- _To be done_:
Up to and including the line with "0.75, 0.75, 0.75, 0.75, 0.75, 0.75, 0.75, 0.75, 0.75, 0.75];", write out the listing from its first line, minus the pictures.
------ Given material ------
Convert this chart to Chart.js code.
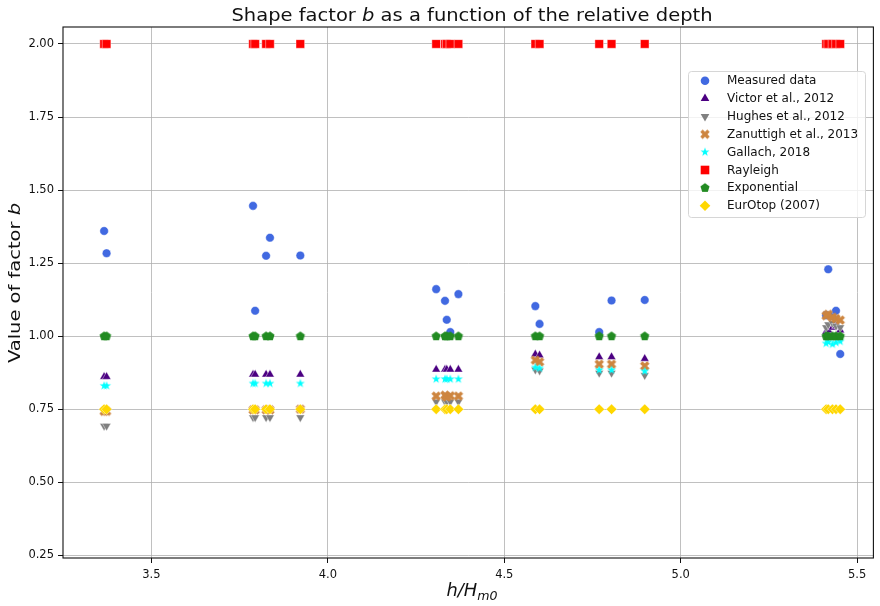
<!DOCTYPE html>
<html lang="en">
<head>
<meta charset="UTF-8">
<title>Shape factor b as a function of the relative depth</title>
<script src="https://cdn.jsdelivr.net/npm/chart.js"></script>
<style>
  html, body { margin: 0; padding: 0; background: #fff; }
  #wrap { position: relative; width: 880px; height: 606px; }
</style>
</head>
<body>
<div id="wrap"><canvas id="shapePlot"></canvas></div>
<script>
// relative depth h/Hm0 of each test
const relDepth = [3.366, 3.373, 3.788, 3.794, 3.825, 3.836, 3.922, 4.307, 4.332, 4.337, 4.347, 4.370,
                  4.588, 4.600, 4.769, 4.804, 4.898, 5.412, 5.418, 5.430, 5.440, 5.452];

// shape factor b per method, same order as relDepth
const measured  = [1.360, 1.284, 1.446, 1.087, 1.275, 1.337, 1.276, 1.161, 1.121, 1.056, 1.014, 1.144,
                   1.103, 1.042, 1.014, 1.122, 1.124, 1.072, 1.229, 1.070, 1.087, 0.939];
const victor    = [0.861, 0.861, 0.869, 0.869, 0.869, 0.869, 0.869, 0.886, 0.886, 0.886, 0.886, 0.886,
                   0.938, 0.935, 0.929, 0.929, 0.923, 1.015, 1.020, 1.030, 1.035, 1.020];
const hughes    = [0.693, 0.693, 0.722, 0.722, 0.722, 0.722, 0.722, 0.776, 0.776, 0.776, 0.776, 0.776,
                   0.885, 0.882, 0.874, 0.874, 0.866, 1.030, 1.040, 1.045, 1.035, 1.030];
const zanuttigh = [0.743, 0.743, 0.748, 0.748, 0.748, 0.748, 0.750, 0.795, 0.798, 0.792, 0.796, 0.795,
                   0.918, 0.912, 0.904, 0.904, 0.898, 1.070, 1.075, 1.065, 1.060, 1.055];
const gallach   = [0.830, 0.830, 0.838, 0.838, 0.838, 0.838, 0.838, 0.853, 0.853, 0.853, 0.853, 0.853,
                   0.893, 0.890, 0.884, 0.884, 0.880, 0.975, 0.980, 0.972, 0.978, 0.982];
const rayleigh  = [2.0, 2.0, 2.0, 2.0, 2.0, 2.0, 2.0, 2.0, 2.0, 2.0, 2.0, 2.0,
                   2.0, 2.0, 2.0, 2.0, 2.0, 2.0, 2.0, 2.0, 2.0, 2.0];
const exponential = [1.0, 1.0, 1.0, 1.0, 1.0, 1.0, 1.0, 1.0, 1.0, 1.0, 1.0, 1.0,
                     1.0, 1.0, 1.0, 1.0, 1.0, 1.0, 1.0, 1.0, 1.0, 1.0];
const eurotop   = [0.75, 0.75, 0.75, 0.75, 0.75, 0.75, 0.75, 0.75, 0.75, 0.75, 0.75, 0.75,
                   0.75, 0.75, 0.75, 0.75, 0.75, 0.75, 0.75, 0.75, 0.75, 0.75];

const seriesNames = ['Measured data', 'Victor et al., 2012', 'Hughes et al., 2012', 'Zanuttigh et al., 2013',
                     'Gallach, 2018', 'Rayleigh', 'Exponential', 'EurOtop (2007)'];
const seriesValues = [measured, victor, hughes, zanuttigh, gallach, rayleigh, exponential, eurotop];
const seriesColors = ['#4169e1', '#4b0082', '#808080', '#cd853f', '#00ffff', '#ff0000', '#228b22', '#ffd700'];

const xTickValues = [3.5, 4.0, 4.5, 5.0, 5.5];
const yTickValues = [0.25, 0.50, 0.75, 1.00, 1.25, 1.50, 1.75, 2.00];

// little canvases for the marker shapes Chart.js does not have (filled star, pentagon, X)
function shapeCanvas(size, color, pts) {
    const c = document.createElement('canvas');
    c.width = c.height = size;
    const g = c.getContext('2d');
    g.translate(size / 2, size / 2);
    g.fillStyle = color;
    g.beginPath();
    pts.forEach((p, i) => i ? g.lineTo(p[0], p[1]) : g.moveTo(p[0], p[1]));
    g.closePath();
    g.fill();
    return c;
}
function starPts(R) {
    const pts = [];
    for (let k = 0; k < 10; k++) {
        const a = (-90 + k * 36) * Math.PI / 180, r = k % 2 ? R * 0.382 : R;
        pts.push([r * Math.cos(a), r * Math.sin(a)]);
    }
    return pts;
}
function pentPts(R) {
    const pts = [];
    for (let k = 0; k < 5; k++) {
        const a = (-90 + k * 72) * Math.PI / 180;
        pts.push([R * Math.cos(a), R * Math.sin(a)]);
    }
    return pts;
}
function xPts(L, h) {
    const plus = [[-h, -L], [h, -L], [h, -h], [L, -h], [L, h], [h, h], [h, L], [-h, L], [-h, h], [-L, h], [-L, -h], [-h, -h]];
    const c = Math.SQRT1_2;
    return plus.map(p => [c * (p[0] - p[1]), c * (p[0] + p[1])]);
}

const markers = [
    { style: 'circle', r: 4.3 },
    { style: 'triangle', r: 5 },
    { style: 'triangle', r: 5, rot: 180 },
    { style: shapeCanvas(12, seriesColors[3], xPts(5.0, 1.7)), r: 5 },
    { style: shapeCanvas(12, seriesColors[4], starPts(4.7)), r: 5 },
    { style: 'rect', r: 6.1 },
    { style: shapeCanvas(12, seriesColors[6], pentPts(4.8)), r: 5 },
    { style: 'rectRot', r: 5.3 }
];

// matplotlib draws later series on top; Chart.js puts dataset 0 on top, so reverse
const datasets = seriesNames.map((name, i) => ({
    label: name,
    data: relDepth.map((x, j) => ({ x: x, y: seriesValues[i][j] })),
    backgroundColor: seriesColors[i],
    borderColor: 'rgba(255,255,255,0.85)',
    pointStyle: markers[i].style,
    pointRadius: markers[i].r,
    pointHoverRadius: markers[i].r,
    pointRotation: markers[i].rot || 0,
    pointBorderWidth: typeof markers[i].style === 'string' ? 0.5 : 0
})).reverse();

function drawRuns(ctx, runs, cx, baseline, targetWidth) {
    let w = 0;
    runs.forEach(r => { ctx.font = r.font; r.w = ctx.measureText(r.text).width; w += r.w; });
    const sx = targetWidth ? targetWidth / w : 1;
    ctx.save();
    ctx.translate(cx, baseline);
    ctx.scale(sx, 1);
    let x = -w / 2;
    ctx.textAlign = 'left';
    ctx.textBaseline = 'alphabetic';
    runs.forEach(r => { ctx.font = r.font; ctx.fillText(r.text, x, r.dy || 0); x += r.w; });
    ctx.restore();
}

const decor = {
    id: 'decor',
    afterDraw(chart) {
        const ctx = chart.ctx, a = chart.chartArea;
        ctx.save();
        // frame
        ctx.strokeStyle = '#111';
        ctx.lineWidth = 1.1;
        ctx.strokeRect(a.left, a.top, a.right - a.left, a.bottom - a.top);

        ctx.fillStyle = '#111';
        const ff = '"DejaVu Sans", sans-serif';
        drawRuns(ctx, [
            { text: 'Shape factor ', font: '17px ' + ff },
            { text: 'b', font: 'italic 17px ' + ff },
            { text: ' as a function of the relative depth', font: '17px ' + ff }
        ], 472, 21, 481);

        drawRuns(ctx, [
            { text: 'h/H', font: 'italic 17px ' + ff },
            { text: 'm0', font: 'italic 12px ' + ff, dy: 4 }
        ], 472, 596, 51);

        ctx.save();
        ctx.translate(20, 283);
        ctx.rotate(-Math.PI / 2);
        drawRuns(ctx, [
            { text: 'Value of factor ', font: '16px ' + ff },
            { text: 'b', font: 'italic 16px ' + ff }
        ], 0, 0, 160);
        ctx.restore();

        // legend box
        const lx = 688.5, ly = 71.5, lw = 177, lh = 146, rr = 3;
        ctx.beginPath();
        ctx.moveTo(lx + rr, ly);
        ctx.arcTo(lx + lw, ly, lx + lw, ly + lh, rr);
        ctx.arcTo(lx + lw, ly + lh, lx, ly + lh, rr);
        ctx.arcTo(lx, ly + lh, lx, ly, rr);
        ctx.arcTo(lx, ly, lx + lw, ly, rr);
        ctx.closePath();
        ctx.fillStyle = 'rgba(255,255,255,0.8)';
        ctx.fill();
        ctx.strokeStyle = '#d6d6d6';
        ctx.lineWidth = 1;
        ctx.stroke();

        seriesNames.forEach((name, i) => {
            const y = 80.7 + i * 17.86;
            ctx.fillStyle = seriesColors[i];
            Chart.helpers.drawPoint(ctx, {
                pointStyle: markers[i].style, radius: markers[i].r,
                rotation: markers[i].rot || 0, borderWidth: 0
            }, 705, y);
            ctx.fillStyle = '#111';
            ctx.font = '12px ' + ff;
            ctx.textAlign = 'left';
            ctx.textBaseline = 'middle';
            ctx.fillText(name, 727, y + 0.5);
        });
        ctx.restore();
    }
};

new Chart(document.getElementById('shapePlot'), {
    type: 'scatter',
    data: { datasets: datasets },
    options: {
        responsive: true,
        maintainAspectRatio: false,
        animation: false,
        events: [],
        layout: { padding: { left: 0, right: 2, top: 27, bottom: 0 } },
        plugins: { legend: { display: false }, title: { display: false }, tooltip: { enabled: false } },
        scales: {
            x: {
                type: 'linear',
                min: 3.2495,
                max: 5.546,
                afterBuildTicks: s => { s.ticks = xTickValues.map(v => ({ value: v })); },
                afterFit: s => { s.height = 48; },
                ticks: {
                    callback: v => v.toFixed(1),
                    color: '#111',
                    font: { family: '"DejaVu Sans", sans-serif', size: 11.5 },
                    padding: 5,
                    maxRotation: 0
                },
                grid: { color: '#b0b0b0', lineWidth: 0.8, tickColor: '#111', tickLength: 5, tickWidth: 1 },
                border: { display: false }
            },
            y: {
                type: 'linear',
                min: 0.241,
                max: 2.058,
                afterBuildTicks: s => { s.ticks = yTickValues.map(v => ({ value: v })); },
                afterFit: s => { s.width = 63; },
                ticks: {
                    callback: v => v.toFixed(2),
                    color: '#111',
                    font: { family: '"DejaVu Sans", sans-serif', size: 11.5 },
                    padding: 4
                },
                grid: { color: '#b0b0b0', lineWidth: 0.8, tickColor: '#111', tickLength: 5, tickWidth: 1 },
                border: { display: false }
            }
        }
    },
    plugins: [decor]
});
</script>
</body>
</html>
------
- _Written solution_:
Convert this chart to Chart.js code.
<!DOCTYPE html>
<html lang="en">
<head>
<meta charset="UTF-8">
<title>Shape factor b as a function of the relative depth</title>
<script src="https://cdn.jsdelivr.net/npm/chart.js"></script>
<style>
  html, body { margin: 0; padding: 0; background: #fff; }
  #wrap { position: relative; width: 880px; height: 606px; }
</style>
</head>
<body>
<div id="wrap"><canvas id="shapePlot"></canvas></div>
<script>
// relative depth h/Hm0 of each test
const relDepth = [3.366, 3.373, 3.788, 3.794, 3.825, 3.836, 3.922, 4.307, 4.332, 4.337, 4.347, 4.370,
                  4.588, 4.600, 4.769, 4.804, 4.898, 5.412, 5.418, 5.430, 5.440, 5.452];

// shape factor b per method, same order as relDepth
const measured  = [1.360, 1.284, 1.446, 1.087, 1.275, 1.337, 1.276, 1.161, 1.121, 1.056, 1.014, 1.144,
                   1.103, 1.042, 1.014, 1.122, 1.124, 1.072, 1.229, 1.070, 1.087, 0.939];
const victor    = [0.861, 0.861, 0.869, 0.869, 0.869, 0.869, 0.869, 0.886, 0.886, 0.886, 0.886, 0.886,
                   0.938, 0.935, 0.929, 0.929, 0.923, 1.015, 1.020, 1.030, 1.035, 1.020];
const hughes    = [0.693, 0.693, 0.722, 0.722, 0.722, 0.722, 0.722, 0.776, 0.776, 0.776, 0.776, 0.776,
                   0.885, 0.882, 0.874, 0.874, 0.866, 1.030, 1.040, 1.045, 1.035, 1.030];
const zanuttigh = [0.743, 0.743, 0.748, 0.748, 0.748, 0.748, 0.750, 0.795, 0.798, 0.792, 0.796, 0.795,
                   0.918, 0.912, 0.904, 0.904, 0.898, 1.070, 1.075, 1.065, 1.060, 1.055];
const gallach   = [0.830, 0.830, 0.838, 0.838, 0.838, 0.838, 0.838, 0.853, 0.853, 0.853, 0.853, 0.853,
                   0.893, 0.890, 0.884, 0.884, 0.880, 0.975, 0.980, 0.972, 0.978, 0.982];
const rayleigh  = [2.0, 2.0, 2.0, 2.0, 2.0, 2.0, 2.0, 2.0, 2.0, 2.0, 2.0, 2.0,
                   2.0, 2.0, 2.0, 2.0, 2.0, 2.0, 2.0, 2.0, 2.0, 2.0];
const exponential = [1.0, 1.0, 1.0, 1.0, 1.0, 1.0, 1.0, 1.0, 1.0, 1.0, 1.0, 1.0,
                     1.0, 1.0, 1.0, 1.0, 1.0, 1.0, 1.0, 1.0, 1.0, 1.0];
const eurotop   = [0.75, 0.75, 0.75, 0.75, 0.75, 0.75, 0.75, 0.75, 0.75, 0.75, 0.75, 0.75,
                   0.75, 0.75, 0.75, 0.75, 0.75, 0.75, 0.75, 0.75, 0.75, 0.75];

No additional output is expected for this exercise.